Bard's History
There was a time before gluten-free beer. A time before Bard's.
These were dark days.
If you had to live gluten-free and you also happened to love beer, the situation was brutally simple: there was no real gluten-free beer. No decent fallback. No real substitute. No pint waiting for you at the end of the day. Just the no-beer apocalypse.
That was the world.
We needed beer.
So we founded Bard's.
Not because it sounded like a fun branding exercise.
Not because the market was mature.
Not because there was some clean, well-lit path already waiting for us.
We built it because the problem was real, the gap was obvious, and "sorry, you just don't get beer anymore" was a bullshit answer.
If gluten-free drinkers were going to have beer, it needed to actually be beer.
That meant solving the hard part instead of dancing around it.
Not syrup. Not shortcuts. Not some thin little compromise pretending to belong in the same conversation as real beer.
Malt mattered. Process mattered. Brewing mattered.
The point was not to fake the experience. The point was to make a real production gluten-free beer using gluten-free malt and prove this could actually be done.
So we did.
Bard's was not just a product. It was proof.
Proof that gluten-free beer did not have to stay trapped in the dark ages.
Proof that gluten-free brewing could be approached seriously.
Proof that the category did not have to be defined by lowered expectations and workarounds.

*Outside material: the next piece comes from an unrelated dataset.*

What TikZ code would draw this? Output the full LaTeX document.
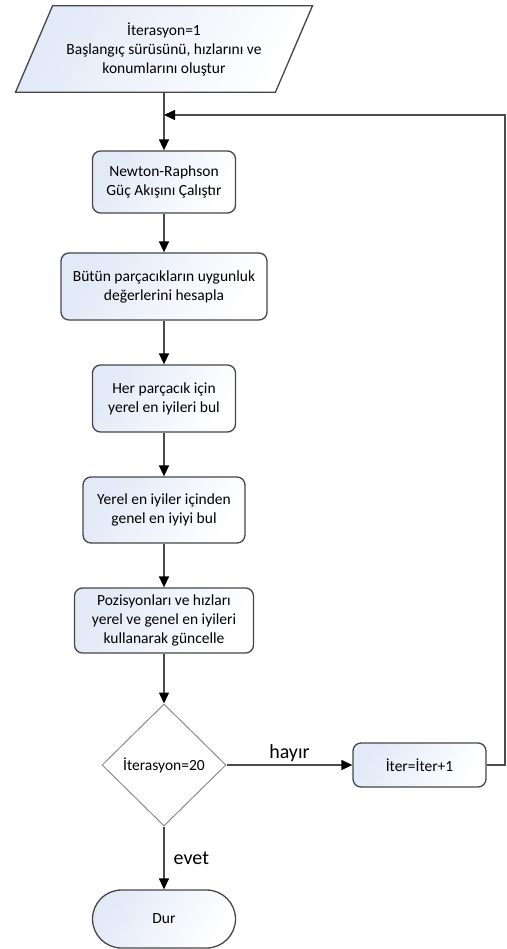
\documentclass[tikz,border=0pt]{standalone}
\usepackage{fontspec}
\setmainfont{Carlito}
\usetikzlibrary{arrows.meta, shapes.geometric, backgrounds}
\definecolor{boxblue}{RGB}{226,233,247}
\definecolor{boxline}{RGB}{70,70,70}
\definecolor{lineg}{RGB}{75,75,75}
\definecolor{diamg}{RGB}{140,140,140}
\begin{document}
\begin{tikzpicture}
  [
    x = 1pt, y = -1pt,
    every node/.style = {font = \fontsize{15.5}{19}\selectfont, align = center, inner sep = 0pt},
    box/.style = {draw = boxline, line width = 1.3pt, rounded corners = 8pt, left color = boxblue, right color = white, shading angle = 60},
    arr/.style = {-{Triangle[length = 11pt, width = 10pt, black]}, line width = 1.4pt, draw = lineg},
    lbl/.style = {font = \fontsize{20}{24}\selectfont}
  ]
    \useasboundingbox (0,0) rectangle (506,949);
    \node (a) [minimum width = 259.5pt, minimum height = 86pt] at (164,49) {İterasyon=1\\Başlangıç sürüsünü, hızlarını ve\\konumlarını oluştur};
    \begin{pgfonlayer}{background}
      \shade [draw = boxline, line width = 1.3pt, left color = boxblue, right color = white, shading angle = 60]
        ([xshift = 18.5pt]a.north west) -- ([xshift = 18.5pt]a.north east)
        -- ([xshift = -18.5pt]a.south east) -- ([xshift = -18.5pt]a.south west) -- cycle;
    \end{pgfonlayer}
    \node (b) [box, minimum width = 143pt, minimum height = 62pt] at (164,182) {Newton-Raphson\\Güç Akışını Çalıştır};
    \node (c) [box, minimum width = 206pt, minimum height = 67pt] at (164,286.5) {Bütün parçacıkların uygunluk\\değerlerini hesapla};
    \node (d) [box, minimum width = 143pt, minimum height = 67pt] at (164,398.5) {Her parçacık için\\yerel en iyileri bul};
    \node (e) [box, minimum width = 162pt, minimum height = 66pt] at (164,510) {Yerel en iyiler içinden\\genel en iyiyi bul};
    \node (f) [box, minimum width = 179pt, minimum height = 65pt] at (164,620.5) {Pozisyonları ve hızları\\yerel ve genel en iyileri\\kullanarak güncelle};
    \node (g) [draw = diamg, line width = 1pt, fill = white, diamond, minimum width = 124pt, minimum height = 122pt] at (164,765) {İterasyon=20};
    \node (h) [box, minimum width = 133pt, minimum height = 44pt] at (419.5,765) {İter=İter+1};
    \node (i) [box, rounded corners = 29pt, minimum width = 143pt, minimum height = 58pt] at (164,919) {Dur};
    \coordinate (j) at (164,115);
    \coordinate (k) at (505,765);
    \coordinate (l) at (505,115);
    \draw [arr] (a.south) -- (b.north);
    \draw [arr] (b.south) -- (c.north);
    \draw [arr] (c.south) -- (d.north);
    \draw [arr] (d.south) -- (e.north);
    \draw [arr] (e.south) -- (f.north);
    \draw [arr] (f.south) -- (g.north);
    \draw [arr] (g.east) -- (h.west) node [lbl, midway, above = 3pt] {hayır};
    \draw [arr] (g.south) -- (i.north) node [lbl, midway, right = 9pt] {evet};
    \draw [arr] (h.east) -- (k) -- (l) -- (j);
  \end{tikzpicture}
\end{document}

It changed how we thought about the category.
Once you stop accepting the premise that gluten-free beer has to be second-rate, everything changes. You start asking better questions. You start taking malt seriously. You stop pretending packaging and positioning can cover for weak process. You stop solving the wrong damn problem.
And that is where the real story starts.
Building Bard's forced a lot of hard lessons into the open. Lessons about grain, malting, brewing, conversion, flavor, structure, process control, and the ugly ways bad upstream decisions come back to bite you later. Lessons about what actually matters and what only sounds good in theory. Lessons that cost time, money, frustration, and scar tissue to earn.
That knowledge is the part I care about preserving.
Because the product mattered, but the knowledge matters more.
The point of this site is not to sit around polishing the Bard's origin story like it belongs in a museum case. The point is to take what was learned in that work and open it up so other people can use it. Brewers. Builders. Founders. Experimenters. Curious weirdos. Anyone trying to understand how gluten-free brewing actually works and why so much of it goes sideways.
That is the tech transfer.
Bard's was the breakthrough.
This site is the follow-through.
The history matters because it proved something real. It proved that gluten-free beer was worth taking seriously. It proved that real brewing still mattered. And it proved that the category did not have to stay stuck in the no-beer apocalypse forever.
We got out once.
Now I’m sharing the knowledge so we do not have to go back.